Editorial: Rights and Wrong
Daily Press (Newport News), March 17, 2008
The most obscene thing that has taken place on the campus of the College of William and Mary wasn’t—despite what overwrought critics claimed—the recent Sex Workers’ Art Show.
No, it was the appearance last week of Jared Taylor. He was invited by students involved with a conservative campus publication that has indulged some pretty retrograde behavior (notably, publicizing the name of a woman who said she had been raped, along with speculative details of her sexual history).
Taylor’s speech was billed as “anti-diversity,” but that mild label hardly does justice to his message, for Taylor is an unabashed racist and white supremacist, praised by the Ku Klux Klan.
He famously argued, after Hurricane Katrina, that “when blacks are left entirely to their own devices, Western Civilization—any kind of civilization—disappears.”
But in the end, while Taylor might be a blot on his own alma mater (Yale), he could do no harm to Thomas Jefferson‘s. For if there’s one place that must hew to the principle that ideas, even revolting ideas, can’t hurt, that open exchange can’t be limited to ideas we agree with, it’s the state where the Bill of Rights was born, the town where the underpinnings of this great experiment in democracy were first debated—with more heat than Taylor could spark.
Free speech didn’t look so pretty to some when it was about pornography and prostitution. It’s even uglier when it advocates bigotry. But in the end, society is better off for allowing people like Taylor their right to speak, even if it makes you queasy.
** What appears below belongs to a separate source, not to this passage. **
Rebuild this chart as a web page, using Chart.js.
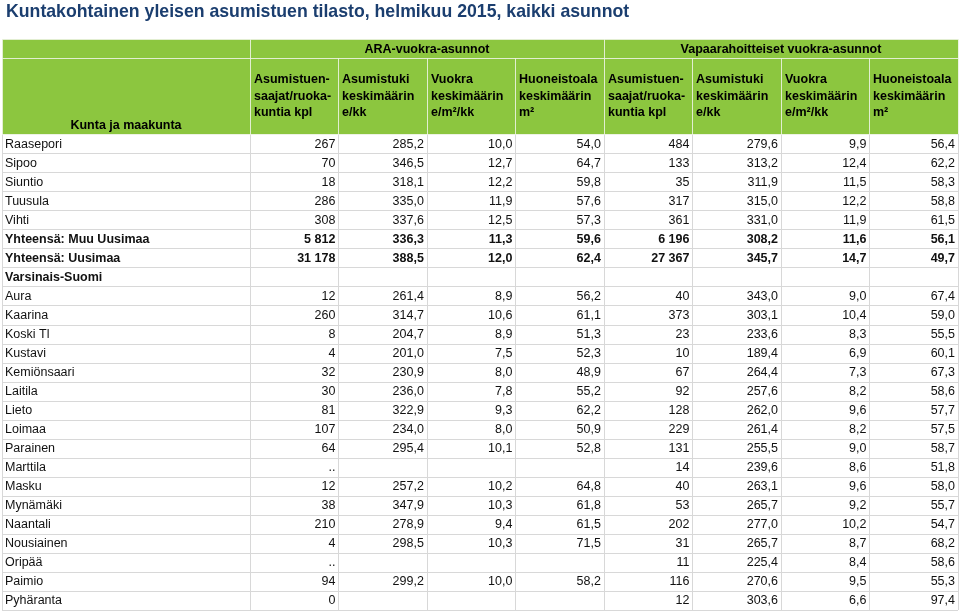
<!DOCTYPE html>
<html>
<head>
<meta charset="utf-8">
<script src="https://cdn.jsdelivr.net/npm/chart.js@4"></script>
<style>
  body { margin: 0; background: #fff; }
  #wrap { width: 960px; height: 612px; position: relative; }
</style>
</head>
<body>
<div id="wrap"><canvas id="table"></canvas></div>
<script>
// rows of the table
const municipalities = ['Raasepori', 'Sipoo', 'Siuntio', 'Tuusula', 'Vihti',
  'Yhteensä: Muu Uusimaa', 'Yhteensä: Uusimaa', 'Varsinais-Suomi',
  'Aura', 'Kaarina', 'Koski Tl', 'Kustavi', 'Kemiönsaari', 'Laitila', 'Lieto',
  'Loimaa', 'Parainen', 'Marttila', 'Masku', 'Mynämäki', 'Naantali',
  'Nousiainen', 'Oripää', 'Paimio', 'Pyhäranta'];
const regions = ['Varsinais-Suomi'];

// ARA-vuokra-asunnot
const araRecipients = [267, 70, 18, 286, 308, 5812, 31178, null, 12, 260, 8, 4, 32, 30, 81, 107, 64, '..', 12, 38, 210, 4, '..', 94, 0];
const araAid = [285.2, 346.5, 318.1, 335.0, 337.6, 336.3, 388.5, null, 261.4, 314.7, 204.7, 201.0, 230.9, 236.0, 322.9, 234.0, 295.4, null, 257.2, 347.9, 278.9, 298.5, null, 299.2, null];
const araRent = [10.0, 12.7, 12.2, 11.9, 12.5, 11.3, 12.0, null, 8.9, 10.6, 8.9, 7.5, 8.0, 7.8, 9.3, 8.0, 10.1, null, 10.2, 10.3, 9.4, 10.3, null, 10.0, null];
const araArea = [54.0, 64.7, 59.8, 57.6, 57.3, 59.6, 62.4, null, 56.2, 61.1, 51.3, 52.3, 48.9, 55.2, 62.2, 50.9, 52.8, null, 64.8, 61.8, 61.5, 71.5, null, 58.2, null];

// Vapaarahoitteiset vuokra-asunnot
const vapRecipients = [484, 133, 35, 317, 361, 6196, 27367, null, 40, 373, 23, 10, 67, 92, 128, 229, 131, 14, 40, 53, 202, 31, 11, 116, 12];
const vapAid = [279.6, 313.2, 311.9, 315.0, 331.0, 308.2, 345.7, null, 343.0, 303.1, 233.6, 189.4, 264.4, 257.6, 262.0, 261.4, 255.5, 239.6, 263.1, 265.7, 277.0, 265.7, 225.4, 270.6, 303.6];
const vapRent = [9.9, 12.4, 11.5, 12.2, 11.9, 11.6, 14.7, null, 9.0, 10.4, 8.3, 6.9, 7.3, 8.2, 9.6, 8.2, 9.0, 8.6, 9.6, 9.2, 10.2, 8.7, 8.4, 9.5, 6.6];
const vapArea = [56.4, 62.2, 58.3, 58.8, 61.5, 56.1, 49.7, null, 67.4, 59.0, 55.5, 60.1, 67.3, 58.6, 57.7, 57.5, 58.7, 51.8, 58.0, 55.7, 54.7, 68.2, 58.6, 55.3, 97.4];

// header texts
const titleText = 'Kuntakohtainen yleisen asumistuen tilasto, helmikuu 2015, kaikki asunnot';
const firstHeader = 'Kunta ja maakunta';
const groupHeaders = ['ARA-vuokra-asunnot', 'Vapaarahoitteiset vuokra-asunnot'];
const columnHeaders = [
  ['Asumistuen-', 'saajat/ruoka-', 'kuntia kpl'],
  ['Asumistuki', 'keskimäärin', 'e/kk'],
  ['Vuokra', 'keskimäärin', 'e/m²/kk'],
  ['Huoneistoala', 'keskimäärin', 'm²']
];

const columns = [araRecipients, araAid, araRent, araArea, vapRecipients, vapAid, vapRent, vapArea];
const decimals = [0, 1, 1, 1, 0, 1, 1, 1];

// layout in scale units: first column is 2.8 times as wide as the others
const colEdges = [0, 2.8, 3.8, 4.8, 5.8, 6.8, 7.8, 8.8, 9.8, 10.8];
const headRows = 5;          // group row (1) + column header row (4)
const FONT = '"Liberation Sans", Arial, Helvetica, sans-serif';
const green = '#8cc63f';

const fmt = (v, d) => {
  if (v === null) return '';
  if (typeof v === 'string') return v;
  if (d === 0) return String(v).replace(/\B(?=(\d{3})+(?!\d))/g, ' ');
  return v.toFixed(d).replace('.', ',');
};
const isBold = name => name.startsWith('Yhteensä') || regions.includes(name);

const datasets = columns.map((col, c) => ({
  label: 'c' + c,
  data: col.map((v, i) => ({ x: colEdges[c + 2], y: headRows + i + 0.5, text: fmt(v, decimals[c]), bold: isBold(municipalities[i]) })),
  pointRadius: 0,
  showLine: false
}));
datasets.unshift({
  label: 'names',
  data: municipalities.map((m, i) => ({ x: colEdges[0], y: headRows + i + 0.5, text: m, bold: isBold(m) })),
  pointRadius: 0,
  showLine: false
});

const tablePlugin = {
  id: 'tablePlugin',
  beforeDraw(chart) {
    const ctx = chart.ctx;
    ctx.save();
    ctx.fillStyle = '#fff';
    ctx.fillRect(0, 0, chart.width, chart.height);
    ctx.restore();
  },
  beforeDatasetsDraw(chart) {
    const { ctx, scales: { x, y } } = chart;
    const X = v => Math.round(x.getPixelForValue(v));
    const Y = v => Math.round(y.getPixelForValue(v));
    const left = X(colEdges[0]), right = X(colEdges[colEdges.length - 1]);
    const top = Y(0), headBottom = Y(headRows), bottom = Y(headRows + municipalities.length);
    ctx.save();
    // header background
    ctx.fillStyle = green;
    ctx.fillRect(left, top, right - left, headBottom - top);
    // data grid
    ctx.strokeStyle = '#d8d8d8';
    ctx.lineWidth = 1;
    ctx.beginPath();
    for (let r = 1; r <= municipalities.length; r++) {
      const yy = Y(headRows + r) + 0.5;
      ctx.moveTo(left, yy); ctx.lineTo(right, yy);
    }
    colEdges.forEach(e => {
      const xx = X(e) + 0.5;
      ctx.moveTo(xx, headBottom); ctx.lineTo(xx, bottom);
    });
    ctx.stroke();
    // header separators
    ctx.strokeStyle = 'rgba(235,242,225,0.9)';
    ctx.beginPath();
    ctx.moveTo(left, top + 0.5); ctx.lineTo(right, top + 0.5);
    ctx.moveTo(left, Y(1) + 0.5); ctx.lineTo(right, Y(1) + 0.5);
    ctx.moveTo(left, headBottom + 0.5); ctx.lineTo(right, headBottom + 0.5);
    colEdges.forEach((e, i) => {
      const xx = X(e) + 0.5;
      const full = i === 0 || i === 1 || i === 5 || i === colEdges.length - 1;
      ctx.moveTo(xx, full ? top : Y(1)); ctx.lineTo(xx, headBottom);
    });
    ctx.stroke();

    // header texts
    ctx.fillStyle = '#000';
    ctx.font = 'bold 12.5px ' + FONT;
    ctx.textBaseline = 'middle';
    ctx.textAlign = 'center';
    ctx.fillText(firstHeader, (X(colEdges[0]) + X(colEdges[1])) / 2, Y(4.55));
    groupHeaders.forEach((g, k) => {
      const a = X(colEdges[1 + k * 4]), b = X(colEdges[5 + k * 4]);
      ctx.fillText(g, (a + b) / 2, Y(0.55));
    });
    ctx.textAlign = 'left';
    const lineY = [2.17, 3.07, 3.9];
    for (let c = 0; c < 8; c++) {
      const lines = columnHeaders[c % 4];
      lines.forEach((t, l) => ctx.fillText(t, X(colEdges[c + 1]) + 4, Y(lineY[l])));
    }
    ctx.restore();
  },
  afterDatasetsDraw(chart) {
    const ctx = chart.ctx;
    ctx.save();
    ctx.fillStyle = '#111';
    ctx.textBaseline = 'middle';
    chart.data.datasets.forEach((ds, d) => {
      const meta = chart.getDatasetMeta(d);
      ctx.textAlign = d === 0 ? 'left' : 'right';
      meta.data.forEach((el, i) => {
        const p = ds.data[i];
        ctx.font = (p.bold ? 'bold ' : '') + '12.5px ' + FONT;
        const xx = d === 0 ? el.x + 3 : el.x - 3;
        ctx.fillText(p.text, xx, el.y + 0.5);
      });
    });
    ctx.restore();
  }
};

// table spans x = 2..958 on the page, chart area starts at 6 so the title lines up
const padLeft = 6, padRight = 2, tableLeft = 2;
const areaW = 960 - padLeft - padRight;
const xMax = colEdges[colEdges.length - 1];
const xMin = (padLeft - tableLeft) * xMax / (areaW + padLeft - tableLeft);

new Chart(document.getElementById('table'), {
  type: 'scatter',
  data: { datasets: datasets },
  options: {
    responsive: true,
    maintainAspectRatio: false,
    animation: false,
    events: [],
    layout: { padding: { left: padLeft, right: padRight, top: 0, bottom: 2 } },
    scales: {
      x: { type: 'linear', min: xMin, max: xMax, display: false },
      y: { type: 'linear', min: 0, max: headRows + municipalities.length, reverse: true, display: false }
    },
    plugins: {
      legend: { display: false },
      tooltip: { enabled: false },
      title: {
        display: true,
        text: titleText,
        align: 'start',
        color: '#1b3e6f',
        font: { family: FONT, size: 17.7, weight: 'bold' },
        padding: { top: 1.5, bottom: 16.3 }
      }
    }
  },
  plugins: [tablePlugin]
});
</script>
</body>
</html>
Taylor’s speech also reminded us why it is so necessary that the Board of Visitors is committed to another of the college’s principles: making the student body more diverse, economically and racially, and making higher education available to people who don’t look like the group Taylor thinks are the only ones entitled to be in America: whites. Attaining diversity will take special effort and attention; it will not happen spontaneously so long as there are people like Taylor and his fellow travelers, whose notions of what this country should be about are small and ugly.